La petite histoire de Rachel Kiddell-Monroe ne s’est pas construite sur des pistes tracées d’avance, évalue-t-elle. « Tu sais, tu vas à l’université, tu te trouves un bon travail, une maison et tu fondes une famille. Je n’ai jamais pu accepter cette vision préconçue des choses. » Cette fibre non conventionnelle l’a conduite à vouloir briser les silos qui divisent, qui nuisent à la transmission des informations entre les groupes et participent à leur isolement. « Il ne s’agit pas de tout remettre en question constamment, précise-t-elle, mais de chercher les meilleures façons de faire. »

La militante n’est pas non plus de celles qui aiment rester dans la théorie. « Je crois que pour changer des politiques et les façons de procéder, il faut démontrer leur efficacité et travailler de la base vers le haut. » Sur le terrain, donc. Là où elle a grandi professionnellement. Là où elle a aussi fait des rencontres déterminantes dans son parcours, songe-t-elle en évoquant des femmes qui ont eu le courage de faire changer des choses dans des contextes difficiles. Ces grandes femmes avec un petit « f » ne figureront sur aucune liste de mérite. Ne recevront aucun prix.

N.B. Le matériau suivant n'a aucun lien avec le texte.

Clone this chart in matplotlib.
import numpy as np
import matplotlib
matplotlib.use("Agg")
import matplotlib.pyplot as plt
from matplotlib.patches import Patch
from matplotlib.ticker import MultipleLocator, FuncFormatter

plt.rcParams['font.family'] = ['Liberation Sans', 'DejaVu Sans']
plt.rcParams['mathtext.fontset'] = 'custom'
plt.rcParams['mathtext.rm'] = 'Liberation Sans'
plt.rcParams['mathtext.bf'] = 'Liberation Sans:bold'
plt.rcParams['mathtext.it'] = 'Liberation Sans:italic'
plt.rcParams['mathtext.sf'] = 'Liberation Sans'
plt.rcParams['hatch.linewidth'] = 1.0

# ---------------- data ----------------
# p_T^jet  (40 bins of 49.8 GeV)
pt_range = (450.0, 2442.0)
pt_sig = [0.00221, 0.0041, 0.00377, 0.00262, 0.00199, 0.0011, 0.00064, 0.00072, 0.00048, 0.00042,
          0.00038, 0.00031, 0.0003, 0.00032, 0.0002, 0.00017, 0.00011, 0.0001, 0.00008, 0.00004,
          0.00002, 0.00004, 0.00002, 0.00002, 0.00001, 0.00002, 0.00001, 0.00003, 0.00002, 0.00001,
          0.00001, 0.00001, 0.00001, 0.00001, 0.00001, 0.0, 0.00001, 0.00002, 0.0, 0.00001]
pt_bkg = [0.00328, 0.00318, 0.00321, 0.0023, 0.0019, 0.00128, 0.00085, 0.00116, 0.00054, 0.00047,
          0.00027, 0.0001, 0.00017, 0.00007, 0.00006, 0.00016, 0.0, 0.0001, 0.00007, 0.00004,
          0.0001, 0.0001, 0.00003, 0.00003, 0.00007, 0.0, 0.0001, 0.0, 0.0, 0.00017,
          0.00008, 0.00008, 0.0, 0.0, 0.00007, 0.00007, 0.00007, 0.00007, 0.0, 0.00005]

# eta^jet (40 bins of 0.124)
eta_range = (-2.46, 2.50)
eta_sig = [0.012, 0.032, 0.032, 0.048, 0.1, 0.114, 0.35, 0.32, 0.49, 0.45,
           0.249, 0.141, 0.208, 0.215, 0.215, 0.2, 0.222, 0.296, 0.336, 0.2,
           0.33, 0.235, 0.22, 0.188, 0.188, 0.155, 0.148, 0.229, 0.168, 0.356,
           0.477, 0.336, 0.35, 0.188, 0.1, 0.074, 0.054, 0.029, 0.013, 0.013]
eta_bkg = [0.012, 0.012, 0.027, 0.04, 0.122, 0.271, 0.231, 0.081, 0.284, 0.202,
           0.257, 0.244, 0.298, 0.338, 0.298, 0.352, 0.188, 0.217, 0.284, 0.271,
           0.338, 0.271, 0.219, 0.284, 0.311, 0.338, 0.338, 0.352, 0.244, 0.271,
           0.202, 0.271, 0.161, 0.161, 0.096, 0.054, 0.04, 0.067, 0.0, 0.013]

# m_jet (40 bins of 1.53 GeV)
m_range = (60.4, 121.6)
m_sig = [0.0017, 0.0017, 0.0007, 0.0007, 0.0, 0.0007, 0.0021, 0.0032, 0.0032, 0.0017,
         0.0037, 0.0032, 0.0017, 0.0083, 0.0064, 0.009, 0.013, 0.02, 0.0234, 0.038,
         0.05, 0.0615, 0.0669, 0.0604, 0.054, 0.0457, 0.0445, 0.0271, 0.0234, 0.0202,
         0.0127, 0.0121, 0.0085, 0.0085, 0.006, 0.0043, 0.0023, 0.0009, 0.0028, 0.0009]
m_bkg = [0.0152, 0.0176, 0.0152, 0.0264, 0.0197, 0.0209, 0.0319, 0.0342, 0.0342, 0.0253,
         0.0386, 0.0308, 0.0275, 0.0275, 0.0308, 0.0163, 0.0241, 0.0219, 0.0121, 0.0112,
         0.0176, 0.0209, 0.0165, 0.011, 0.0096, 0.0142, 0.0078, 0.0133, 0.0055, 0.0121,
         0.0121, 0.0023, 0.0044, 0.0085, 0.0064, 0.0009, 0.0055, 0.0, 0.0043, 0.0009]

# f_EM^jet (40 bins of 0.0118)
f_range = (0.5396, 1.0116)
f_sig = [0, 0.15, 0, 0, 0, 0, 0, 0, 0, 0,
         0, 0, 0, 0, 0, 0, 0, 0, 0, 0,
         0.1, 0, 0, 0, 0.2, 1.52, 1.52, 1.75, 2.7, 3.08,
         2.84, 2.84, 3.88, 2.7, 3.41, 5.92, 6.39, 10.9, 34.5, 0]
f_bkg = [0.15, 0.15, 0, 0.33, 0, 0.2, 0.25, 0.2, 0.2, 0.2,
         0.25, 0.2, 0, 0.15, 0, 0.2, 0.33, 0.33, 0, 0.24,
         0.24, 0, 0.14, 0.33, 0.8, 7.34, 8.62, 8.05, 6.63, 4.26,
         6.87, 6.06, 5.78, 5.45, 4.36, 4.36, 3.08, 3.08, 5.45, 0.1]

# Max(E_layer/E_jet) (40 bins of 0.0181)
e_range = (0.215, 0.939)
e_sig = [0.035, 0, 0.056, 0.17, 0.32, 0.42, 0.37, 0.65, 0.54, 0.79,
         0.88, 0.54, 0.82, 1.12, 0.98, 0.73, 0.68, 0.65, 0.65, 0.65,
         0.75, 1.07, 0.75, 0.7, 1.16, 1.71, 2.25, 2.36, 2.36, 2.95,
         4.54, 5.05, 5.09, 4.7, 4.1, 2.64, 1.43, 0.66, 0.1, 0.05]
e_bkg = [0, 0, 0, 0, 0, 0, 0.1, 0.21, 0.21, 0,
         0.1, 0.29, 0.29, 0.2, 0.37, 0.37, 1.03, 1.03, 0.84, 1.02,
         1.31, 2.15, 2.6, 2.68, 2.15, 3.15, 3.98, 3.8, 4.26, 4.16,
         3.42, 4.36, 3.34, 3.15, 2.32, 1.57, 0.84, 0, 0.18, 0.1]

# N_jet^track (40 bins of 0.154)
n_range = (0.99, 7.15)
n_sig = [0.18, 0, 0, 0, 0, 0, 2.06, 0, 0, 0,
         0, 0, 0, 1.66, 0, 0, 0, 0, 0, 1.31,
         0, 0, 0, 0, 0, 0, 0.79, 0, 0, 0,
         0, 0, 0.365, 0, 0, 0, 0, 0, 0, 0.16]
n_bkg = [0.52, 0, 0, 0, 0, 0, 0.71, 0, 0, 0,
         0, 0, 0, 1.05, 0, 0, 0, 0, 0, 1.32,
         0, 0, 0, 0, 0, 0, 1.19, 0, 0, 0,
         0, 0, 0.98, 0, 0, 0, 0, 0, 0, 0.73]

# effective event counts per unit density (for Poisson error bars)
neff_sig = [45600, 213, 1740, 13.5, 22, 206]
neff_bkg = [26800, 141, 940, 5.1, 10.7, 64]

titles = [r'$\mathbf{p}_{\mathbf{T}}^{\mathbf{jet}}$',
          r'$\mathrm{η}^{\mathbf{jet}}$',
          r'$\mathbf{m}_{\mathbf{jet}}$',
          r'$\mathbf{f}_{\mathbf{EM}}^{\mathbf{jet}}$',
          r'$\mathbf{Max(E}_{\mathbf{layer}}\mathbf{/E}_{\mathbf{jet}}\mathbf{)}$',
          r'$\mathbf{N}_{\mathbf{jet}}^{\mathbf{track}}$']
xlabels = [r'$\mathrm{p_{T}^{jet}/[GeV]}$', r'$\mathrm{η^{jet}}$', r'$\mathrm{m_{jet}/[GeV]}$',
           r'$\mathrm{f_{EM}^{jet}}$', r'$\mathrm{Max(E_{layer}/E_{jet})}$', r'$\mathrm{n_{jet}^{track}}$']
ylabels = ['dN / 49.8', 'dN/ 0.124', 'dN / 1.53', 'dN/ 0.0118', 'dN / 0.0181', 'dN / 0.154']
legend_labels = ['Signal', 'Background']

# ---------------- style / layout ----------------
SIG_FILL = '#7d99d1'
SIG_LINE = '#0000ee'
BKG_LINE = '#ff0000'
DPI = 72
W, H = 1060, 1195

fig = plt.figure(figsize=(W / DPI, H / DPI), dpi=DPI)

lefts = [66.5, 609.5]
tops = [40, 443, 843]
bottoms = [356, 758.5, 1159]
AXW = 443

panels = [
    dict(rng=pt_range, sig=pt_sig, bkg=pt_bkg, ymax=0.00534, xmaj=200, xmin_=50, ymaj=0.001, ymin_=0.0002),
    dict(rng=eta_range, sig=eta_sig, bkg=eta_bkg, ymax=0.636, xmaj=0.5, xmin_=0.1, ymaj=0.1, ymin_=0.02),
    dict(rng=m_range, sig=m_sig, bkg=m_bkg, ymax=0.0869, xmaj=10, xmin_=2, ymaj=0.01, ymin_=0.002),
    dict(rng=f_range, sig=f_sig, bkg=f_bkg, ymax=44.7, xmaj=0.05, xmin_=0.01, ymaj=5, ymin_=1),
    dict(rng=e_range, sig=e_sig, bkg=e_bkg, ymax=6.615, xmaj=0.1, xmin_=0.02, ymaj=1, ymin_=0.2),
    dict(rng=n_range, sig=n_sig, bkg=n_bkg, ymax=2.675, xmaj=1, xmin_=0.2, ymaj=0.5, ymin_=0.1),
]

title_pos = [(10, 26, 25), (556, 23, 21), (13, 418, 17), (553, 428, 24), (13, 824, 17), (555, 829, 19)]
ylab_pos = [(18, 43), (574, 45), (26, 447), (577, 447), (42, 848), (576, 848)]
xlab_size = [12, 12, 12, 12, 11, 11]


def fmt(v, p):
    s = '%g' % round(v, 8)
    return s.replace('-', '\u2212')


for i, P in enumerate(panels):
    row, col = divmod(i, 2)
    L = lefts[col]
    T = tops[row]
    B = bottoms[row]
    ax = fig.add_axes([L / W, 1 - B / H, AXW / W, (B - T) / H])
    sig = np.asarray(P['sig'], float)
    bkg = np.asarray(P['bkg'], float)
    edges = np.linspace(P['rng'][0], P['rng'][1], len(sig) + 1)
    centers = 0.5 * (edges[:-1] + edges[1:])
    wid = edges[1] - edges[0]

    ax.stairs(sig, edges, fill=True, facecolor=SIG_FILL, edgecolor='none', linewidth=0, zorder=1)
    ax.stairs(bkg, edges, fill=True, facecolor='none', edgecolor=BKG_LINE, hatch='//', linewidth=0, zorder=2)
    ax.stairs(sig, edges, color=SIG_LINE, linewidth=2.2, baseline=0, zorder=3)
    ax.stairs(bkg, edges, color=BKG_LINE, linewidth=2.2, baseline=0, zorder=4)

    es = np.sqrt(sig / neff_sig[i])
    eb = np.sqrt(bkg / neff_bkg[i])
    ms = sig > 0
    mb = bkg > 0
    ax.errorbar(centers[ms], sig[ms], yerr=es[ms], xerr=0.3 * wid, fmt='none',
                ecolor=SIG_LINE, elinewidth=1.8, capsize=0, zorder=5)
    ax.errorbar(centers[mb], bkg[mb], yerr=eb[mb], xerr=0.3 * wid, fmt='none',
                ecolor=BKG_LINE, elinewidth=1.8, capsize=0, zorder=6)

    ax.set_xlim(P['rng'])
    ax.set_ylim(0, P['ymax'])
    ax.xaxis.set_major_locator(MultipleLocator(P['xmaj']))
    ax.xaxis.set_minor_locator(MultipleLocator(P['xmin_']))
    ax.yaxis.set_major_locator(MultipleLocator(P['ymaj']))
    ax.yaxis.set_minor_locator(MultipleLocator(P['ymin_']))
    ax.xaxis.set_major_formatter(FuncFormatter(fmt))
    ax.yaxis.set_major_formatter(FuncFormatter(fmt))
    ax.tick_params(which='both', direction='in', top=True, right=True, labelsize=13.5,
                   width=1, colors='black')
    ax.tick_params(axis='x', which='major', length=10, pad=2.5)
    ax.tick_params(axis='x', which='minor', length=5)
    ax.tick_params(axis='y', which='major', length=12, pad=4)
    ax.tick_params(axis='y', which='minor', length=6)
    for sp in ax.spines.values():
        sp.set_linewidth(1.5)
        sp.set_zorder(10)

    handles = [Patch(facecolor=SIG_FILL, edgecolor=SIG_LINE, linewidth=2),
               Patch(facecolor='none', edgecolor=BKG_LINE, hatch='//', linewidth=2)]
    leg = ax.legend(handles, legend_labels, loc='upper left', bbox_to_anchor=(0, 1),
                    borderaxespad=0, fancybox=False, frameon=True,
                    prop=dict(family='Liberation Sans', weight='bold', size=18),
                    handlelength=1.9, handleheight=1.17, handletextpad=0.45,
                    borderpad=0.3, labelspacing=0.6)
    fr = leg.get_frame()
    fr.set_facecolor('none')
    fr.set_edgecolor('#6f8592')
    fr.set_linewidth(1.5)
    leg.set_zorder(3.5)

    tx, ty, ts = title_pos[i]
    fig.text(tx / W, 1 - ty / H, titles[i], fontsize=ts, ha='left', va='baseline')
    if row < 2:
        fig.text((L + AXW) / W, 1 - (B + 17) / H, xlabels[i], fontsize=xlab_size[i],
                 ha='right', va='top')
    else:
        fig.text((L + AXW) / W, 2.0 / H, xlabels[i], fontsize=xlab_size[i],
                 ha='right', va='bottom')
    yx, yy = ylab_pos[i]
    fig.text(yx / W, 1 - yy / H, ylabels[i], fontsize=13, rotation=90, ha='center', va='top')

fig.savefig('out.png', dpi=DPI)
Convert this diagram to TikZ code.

« On peut faire des changements et changer sa réalité. J’ai envie de dire aux femmes et aux filles : allez vers ceux qui vous appuient et vous permettent de grandir. Évitez ceux qui vous tirent vers le bas. Nous sommes à un tournant : le moment est venu de vivre pleinement comme femmes et de mettre de l’avant ces valeurs d’empathie, de solidarité et d’humanité que nous maîtrisons bien. »

Pour en savoir plus, visitez le site de SeeChange Initiative (en anglais)

Un déjeuner « ensemble »

La remise des prix Femmes de mérite de la Fondation du Y des femmes de Montréal a lieu le jeudi 18 mars, à 8 h 30. L’évènement virtuel, présenté sous le thème « ensemble », met en valeur des personnes inspirantes qui, par leur engagement, ont un impact sur la société. Lors de ces célébrations animées par Myriam Fehmiu, six autres lauréates se verront récompensées, dont Kate Arthur, Sophie Bissonnette, Julie Bruneau, Milla Craig, Olga Hrycak et Isabelle Peretz. Des prix spéciaux seront aussi remis à Phyllis Lambert (prix Réalisation), Fabrice Vil (prix Inspiration) et Ethel Meilleur (Coup de cœur du Y des femmes).